- **Charts and diagrams as code**
###
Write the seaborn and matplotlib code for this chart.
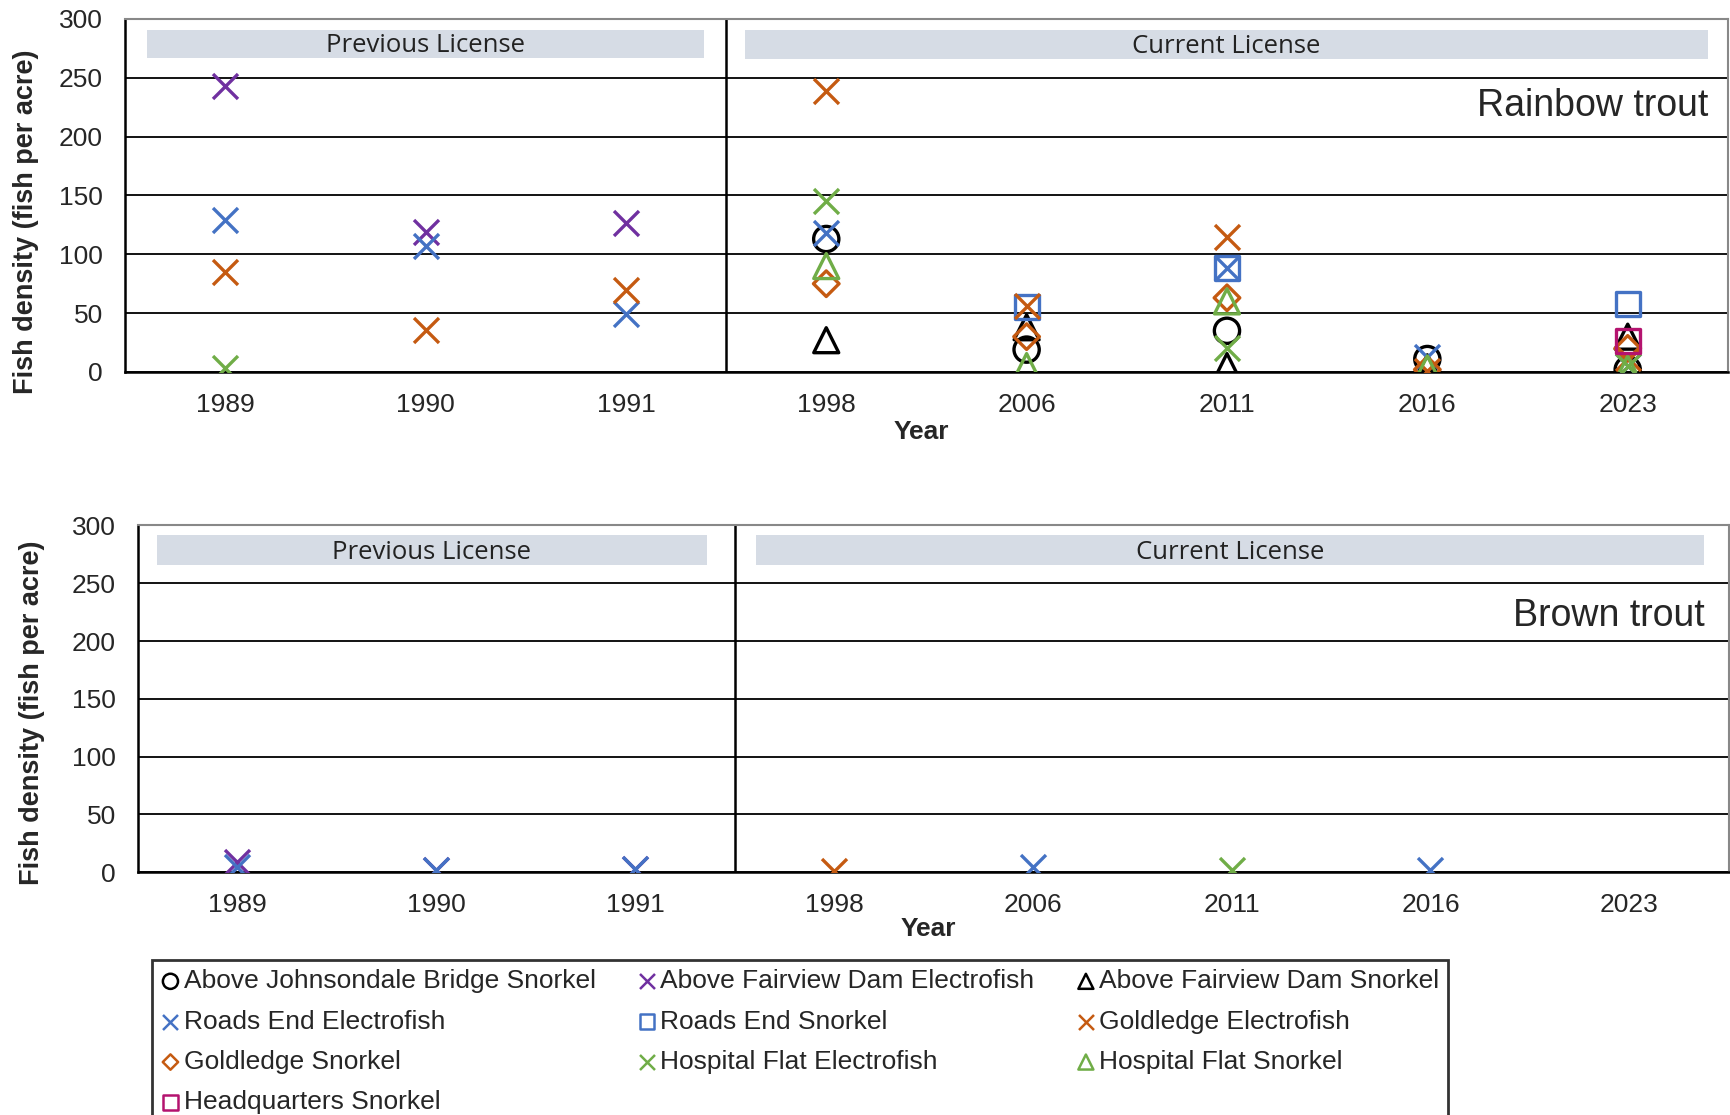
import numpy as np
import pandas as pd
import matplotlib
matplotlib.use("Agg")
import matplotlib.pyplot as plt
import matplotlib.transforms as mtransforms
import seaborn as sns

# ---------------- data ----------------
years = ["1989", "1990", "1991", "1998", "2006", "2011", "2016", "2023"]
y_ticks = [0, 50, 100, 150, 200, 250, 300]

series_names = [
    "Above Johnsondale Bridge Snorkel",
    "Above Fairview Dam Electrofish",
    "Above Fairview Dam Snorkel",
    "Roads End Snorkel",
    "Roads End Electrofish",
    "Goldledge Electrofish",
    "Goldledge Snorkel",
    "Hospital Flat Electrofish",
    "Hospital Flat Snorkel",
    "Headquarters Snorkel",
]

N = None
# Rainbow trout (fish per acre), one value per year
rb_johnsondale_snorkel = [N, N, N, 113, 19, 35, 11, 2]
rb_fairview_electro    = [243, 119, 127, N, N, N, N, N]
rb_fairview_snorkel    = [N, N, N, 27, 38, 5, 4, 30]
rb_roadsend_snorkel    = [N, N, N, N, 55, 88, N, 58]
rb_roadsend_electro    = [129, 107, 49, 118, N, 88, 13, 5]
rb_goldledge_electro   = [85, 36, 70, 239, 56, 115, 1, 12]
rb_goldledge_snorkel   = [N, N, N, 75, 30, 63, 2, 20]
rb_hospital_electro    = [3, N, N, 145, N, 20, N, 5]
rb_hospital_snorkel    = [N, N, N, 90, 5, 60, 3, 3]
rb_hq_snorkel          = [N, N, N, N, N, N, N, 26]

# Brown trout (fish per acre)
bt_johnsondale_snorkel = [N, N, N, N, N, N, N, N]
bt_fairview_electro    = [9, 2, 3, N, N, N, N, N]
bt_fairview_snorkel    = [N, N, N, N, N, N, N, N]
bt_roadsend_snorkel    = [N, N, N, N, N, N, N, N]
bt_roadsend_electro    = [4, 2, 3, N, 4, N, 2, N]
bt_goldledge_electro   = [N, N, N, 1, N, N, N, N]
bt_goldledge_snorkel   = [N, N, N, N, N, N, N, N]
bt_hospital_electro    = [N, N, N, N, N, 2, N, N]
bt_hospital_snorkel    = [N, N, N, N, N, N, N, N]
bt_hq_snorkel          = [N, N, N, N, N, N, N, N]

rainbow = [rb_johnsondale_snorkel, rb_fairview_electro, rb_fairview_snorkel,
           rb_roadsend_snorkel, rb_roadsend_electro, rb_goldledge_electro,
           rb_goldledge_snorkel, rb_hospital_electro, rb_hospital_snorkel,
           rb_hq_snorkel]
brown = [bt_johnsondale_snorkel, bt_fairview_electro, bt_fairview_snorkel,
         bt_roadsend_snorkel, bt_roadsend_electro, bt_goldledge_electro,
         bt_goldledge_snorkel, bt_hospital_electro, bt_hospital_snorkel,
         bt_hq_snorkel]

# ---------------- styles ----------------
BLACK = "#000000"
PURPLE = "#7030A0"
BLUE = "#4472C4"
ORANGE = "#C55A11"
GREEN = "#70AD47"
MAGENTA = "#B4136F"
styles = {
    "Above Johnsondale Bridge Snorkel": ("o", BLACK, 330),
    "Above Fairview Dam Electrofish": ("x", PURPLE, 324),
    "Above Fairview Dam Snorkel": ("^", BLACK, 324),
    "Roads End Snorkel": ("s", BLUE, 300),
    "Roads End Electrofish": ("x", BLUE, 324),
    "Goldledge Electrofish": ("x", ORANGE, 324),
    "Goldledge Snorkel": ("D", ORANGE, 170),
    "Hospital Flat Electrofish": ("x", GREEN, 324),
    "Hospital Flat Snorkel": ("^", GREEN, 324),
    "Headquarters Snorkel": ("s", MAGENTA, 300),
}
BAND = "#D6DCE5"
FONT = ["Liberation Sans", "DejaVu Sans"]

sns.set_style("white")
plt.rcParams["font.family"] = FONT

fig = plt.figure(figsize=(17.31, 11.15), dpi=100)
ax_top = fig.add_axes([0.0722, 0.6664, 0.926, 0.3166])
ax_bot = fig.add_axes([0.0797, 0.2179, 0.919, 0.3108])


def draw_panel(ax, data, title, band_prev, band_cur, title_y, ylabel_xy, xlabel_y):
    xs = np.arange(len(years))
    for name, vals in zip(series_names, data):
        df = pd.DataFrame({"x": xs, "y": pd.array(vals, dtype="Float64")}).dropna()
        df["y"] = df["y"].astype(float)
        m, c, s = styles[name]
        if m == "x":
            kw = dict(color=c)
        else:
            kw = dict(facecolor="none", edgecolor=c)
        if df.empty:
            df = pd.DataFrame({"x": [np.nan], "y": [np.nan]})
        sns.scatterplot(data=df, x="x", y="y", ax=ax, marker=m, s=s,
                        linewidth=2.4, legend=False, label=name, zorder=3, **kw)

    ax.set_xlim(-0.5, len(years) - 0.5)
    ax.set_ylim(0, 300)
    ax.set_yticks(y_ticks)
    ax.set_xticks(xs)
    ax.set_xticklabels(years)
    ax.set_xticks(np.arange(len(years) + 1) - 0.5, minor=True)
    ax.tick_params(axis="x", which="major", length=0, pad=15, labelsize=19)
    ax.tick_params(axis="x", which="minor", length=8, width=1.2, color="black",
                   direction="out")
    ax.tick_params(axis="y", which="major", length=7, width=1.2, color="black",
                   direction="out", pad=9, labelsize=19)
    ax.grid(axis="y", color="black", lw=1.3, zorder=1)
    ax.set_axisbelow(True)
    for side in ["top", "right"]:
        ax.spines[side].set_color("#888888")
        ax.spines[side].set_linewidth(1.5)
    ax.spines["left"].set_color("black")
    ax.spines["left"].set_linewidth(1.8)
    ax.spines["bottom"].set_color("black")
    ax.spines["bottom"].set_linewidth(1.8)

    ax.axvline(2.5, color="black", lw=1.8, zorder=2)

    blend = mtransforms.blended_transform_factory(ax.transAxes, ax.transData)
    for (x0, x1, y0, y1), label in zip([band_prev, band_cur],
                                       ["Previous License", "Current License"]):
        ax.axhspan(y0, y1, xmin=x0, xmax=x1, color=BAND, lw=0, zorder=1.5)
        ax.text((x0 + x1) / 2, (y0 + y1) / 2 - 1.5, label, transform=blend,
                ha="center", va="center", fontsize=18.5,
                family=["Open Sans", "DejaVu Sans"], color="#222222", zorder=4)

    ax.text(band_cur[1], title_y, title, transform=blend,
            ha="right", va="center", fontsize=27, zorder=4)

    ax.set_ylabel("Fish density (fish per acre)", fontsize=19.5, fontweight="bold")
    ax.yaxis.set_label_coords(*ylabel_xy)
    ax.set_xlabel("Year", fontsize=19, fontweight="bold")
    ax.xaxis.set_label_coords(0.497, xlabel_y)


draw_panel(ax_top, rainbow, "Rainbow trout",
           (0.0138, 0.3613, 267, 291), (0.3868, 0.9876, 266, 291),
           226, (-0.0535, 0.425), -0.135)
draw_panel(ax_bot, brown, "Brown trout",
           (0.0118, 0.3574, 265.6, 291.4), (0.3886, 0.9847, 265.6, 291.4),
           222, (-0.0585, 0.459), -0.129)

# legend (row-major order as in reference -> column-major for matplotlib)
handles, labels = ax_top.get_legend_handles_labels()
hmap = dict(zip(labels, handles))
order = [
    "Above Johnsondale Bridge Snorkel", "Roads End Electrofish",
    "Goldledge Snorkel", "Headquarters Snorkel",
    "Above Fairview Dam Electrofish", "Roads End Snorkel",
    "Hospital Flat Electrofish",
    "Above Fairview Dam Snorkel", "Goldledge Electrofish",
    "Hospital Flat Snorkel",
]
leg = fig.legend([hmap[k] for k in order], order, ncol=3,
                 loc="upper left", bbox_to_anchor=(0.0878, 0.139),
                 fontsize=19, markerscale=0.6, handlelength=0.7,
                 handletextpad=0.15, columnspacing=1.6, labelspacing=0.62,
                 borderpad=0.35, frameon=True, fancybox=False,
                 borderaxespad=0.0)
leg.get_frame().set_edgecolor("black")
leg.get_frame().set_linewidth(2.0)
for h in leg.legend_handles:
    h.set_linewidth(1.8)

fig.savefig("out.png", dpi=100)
###
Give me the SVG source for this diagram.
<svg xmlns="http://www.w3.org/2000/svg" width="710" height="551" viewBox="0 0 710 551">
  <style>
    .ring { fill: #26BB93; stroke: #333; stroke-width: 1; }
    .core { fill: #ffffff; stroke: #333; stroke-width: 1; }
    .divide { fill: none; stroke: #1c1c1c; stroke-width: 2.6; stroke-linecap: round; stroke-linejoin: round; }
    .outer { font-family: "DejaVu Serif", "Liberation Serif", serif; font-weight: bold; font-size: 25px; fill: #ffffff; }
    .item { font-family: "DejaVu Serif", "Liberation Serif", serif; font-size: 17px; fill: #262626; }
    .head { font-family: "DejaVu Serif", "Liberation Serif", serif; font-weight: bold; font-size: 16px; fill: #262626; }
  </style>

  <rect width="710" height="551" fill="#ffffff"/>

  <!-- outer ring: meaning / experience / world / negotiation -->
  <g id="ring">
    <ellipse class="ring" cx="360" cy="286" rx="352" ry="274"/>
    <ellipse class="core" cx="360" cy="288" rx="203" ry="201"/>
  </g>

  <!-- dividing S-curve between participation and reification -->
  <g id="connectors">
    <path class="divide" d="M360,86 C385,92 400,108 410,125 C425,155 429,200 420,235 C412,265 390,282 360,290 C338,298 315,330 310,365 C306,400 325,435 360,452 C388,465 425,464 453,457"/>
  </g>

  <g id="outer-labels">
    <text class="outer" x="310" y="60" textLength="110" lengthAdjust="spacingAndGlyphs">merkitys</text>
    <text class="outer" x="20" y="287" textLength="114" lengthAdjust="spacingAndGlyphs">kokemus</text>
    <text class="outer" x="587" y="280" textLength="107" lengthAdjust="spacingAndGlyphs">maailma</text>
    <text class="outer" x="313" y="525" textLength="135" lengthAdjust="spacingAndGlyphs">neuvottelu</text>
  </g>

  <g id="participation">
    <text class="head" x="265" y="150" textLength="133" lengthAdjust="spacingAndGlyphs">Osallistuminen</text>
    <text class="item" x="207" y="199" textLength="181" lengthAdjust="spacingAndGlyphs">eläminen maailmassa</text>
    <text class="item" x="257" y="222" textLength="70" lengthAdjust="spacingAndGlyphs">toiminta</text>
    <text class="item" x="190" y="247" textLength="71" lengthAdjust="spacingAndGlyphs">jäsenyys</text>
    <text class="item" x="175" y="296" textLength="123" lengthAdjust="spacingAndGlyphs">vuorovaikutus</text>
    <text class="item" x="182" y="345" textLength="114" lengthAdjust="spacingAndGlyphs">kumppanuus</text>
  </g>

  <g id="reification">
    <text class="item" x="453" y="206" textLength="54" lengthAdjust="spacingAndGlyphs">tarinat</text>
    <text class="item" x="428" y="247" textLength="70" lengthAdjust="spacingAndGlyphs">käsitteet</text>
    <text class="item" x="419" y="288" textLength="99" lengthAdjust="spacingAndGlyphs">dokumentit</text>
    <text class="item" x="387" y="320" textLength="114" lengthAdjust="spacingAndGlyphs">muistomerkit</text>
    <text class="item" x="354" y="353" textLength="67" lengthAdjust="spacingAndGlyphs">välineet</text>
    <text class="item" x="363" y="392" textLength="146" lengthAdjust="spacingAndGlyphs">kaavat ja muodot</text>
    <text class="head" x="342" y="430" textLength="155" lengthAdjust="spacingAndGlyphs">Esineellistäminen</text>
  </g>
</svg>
###
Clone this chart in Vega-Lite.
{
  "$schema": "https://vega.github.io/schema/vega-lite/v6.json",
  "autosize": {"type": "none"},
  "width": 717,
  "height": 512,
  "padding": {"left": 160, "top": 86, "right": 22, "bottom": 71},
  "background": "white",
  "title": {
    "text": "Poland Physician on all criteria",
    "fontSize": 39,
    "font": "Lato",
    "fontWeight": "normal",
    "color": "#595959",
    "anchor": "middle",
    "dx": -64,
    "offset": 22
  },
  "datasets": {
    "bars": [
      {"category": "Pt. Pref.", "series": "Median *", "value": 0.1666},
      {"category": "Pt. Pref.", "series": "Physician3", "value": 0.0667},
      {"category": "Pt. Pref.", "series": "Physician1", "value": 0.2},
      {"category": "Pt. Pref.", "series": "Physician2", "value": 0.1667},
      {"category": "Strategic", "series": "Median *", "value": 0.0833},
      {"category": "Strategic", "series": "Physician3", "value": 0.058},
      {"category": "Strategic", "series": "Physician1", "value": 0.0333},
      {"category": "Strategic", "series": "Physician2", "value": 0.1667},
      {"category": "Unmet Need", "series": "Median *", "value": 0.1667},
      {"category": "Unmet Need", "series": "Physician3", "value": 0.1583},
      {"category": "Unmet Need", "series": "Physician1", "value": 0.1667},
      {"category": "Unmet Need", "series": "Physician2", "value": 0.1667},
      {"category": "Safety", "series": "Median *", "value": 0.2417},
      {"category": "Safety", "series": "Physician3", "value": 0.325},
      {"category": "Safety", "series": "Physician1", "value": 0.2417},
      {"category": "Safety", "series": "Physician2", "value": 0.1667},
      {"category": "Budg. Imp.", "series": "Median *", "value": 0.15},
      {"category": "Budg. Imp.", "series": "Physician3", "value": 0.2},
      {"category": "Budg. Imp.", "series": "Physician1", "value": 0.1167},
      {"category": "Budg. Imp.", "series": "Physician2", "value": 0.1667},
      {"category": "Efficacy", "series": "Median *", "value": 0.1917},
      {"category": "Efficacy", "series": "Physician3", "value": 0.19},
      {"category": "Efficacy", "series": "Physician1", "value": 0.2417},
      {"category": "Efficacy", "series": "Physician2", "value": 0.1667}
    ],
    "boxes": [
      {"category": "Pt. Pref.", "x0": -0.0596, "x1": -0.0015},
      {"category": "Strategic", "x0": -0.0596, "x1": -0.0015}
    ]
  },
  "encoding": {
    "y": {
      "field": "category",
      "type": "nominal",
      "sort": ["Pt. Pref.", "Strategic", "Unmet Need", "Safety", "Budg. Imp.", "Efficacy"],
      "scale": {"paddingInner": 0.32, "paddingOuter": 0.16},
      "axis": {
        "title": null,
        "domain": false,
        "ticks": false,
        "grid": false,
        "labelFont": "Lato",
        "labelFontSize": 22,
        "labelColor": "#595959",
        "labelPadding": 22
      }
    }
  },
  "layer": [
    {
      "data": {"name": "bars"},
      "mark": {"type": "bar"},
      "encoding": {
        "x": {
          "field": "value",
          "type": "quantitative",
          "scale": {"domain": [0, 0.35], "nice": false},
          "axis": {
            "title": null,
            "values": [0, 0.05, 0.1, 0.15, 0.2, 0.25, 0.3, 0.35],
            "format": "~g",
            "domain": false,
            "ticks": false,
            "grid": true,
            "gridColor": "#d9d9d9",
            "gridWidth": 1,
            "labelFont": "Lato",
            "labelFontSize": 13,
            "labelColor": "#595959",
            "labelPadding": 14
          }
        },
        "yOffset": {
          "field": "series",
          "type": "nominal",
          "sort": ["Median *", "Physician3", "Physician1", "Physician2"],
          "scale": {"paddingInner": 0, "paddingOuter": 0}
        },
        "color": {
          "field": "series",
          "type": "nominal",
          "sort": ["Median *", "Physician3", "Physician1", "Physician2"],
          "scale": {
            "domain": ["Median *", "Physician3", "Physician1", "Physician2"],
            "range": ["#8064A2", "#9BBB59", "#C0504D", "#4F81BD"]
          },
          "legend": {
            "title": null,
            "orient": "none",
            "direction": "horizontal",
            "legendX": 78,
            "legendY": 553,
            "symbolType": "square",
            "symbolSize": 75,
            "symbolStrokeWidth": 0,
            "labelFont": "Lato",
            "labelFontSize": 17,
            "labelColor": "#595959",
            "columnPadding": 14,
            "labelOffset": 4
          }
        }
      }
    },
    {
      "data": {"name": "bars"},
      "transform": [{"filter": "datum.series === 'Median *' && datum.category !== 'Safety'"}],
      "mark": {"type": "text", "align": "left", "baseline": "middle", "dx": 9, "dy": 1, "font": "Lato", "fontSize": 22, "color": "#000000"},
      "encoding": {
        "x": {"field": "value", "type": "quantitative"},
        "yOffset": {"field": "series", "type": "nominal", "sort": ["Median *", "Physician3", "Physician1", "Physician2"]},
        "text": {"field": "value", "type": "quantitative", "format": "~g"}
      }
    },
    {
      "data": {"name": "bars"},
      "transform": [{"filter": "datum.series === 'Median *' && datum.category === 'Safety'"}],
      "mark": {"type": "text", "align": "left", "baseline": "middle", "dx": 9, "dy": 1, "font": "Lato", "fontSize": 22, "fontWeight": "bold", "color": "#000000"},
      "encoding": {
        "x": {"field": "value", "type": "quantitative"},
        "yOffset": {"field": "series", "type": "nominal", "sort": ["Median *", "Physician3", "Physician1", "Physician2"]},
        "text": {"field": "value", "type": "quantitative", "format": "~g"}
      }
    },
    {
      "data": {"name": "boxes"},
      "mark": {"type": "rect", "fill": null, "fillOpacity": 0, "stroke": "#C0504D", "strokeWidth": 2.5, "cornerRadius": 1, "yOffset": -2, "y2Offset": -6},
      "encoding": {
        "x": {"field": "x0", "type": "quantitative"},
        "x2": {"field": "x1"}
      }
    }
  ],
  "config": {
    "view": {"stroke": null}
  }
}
###
- **The problem**
Transcribe only the lines above that start at the line containing "Write the seaborn" and end at the line containing "N, N, N, 26]". Omit pictures.

- **Right answer**
Write the seaborn and matplotlib code for this chart.
import numpy as np
import pandas as pd
import matplotlib
matplotlib.use("Agg")
import matplotlib.pyplot as plt
import matplotlib.transforms as mtransforms
import seaborn as sns

# ---------------- data ----------------
years = ["1989", "1990", "1991", "1998", "2006", "2011", "2016", "2023"]
y_ticks = [0, 50, 100, 150, 200, 250, 300]

series_names = [
    "Above Johnsondale Bridge Snorkel",
    "Above Fairview Dam Electrofish",
    "Above Fairview Dam Snorkel",
    "Roads End Snorkel",
    "Roads End Electrofish",
    "Goldledge Electrofish",
    "Goldledge Snorkel",
    "Hospital Flat Electrofish",
    "Hospital Flat Snorkel",
    "Headquarters Snorkel",
]

N = None
# Rainbow trout (fish per acre), one value per year
rb_johnsondale_snorkel = [N, N, N, 113, 19, 35, 11, 2]
rb_fairview_electro    = [243, 119, 127, N, N, N, N, N]
rb_fairview_snorkel    = [N, N, N, 27, 38, 5, 4, 30]
rb_roadsend_snorkel    = [N, N, N, N, 55, 88, N, 58]
rb_roadsend_electro    = [129, 107, 49, 118, N, 88, 13, 5]
rb_goldledge_electro   = [85, 36, 70, 239, 56, 115, 1, 12]
rb_goldledge_snorkel   = [N, N, N, 75, 30, 63, 2, 20]
rb_hospital_electro    = [3, N, N, 145, N, 20, N, 5]
rb_hospital_snorkel    = [N, N, N, 90, 5, 60, 3, 3]
rb_hq_snorkel          = [N, N, N, N, N, N, N, 26]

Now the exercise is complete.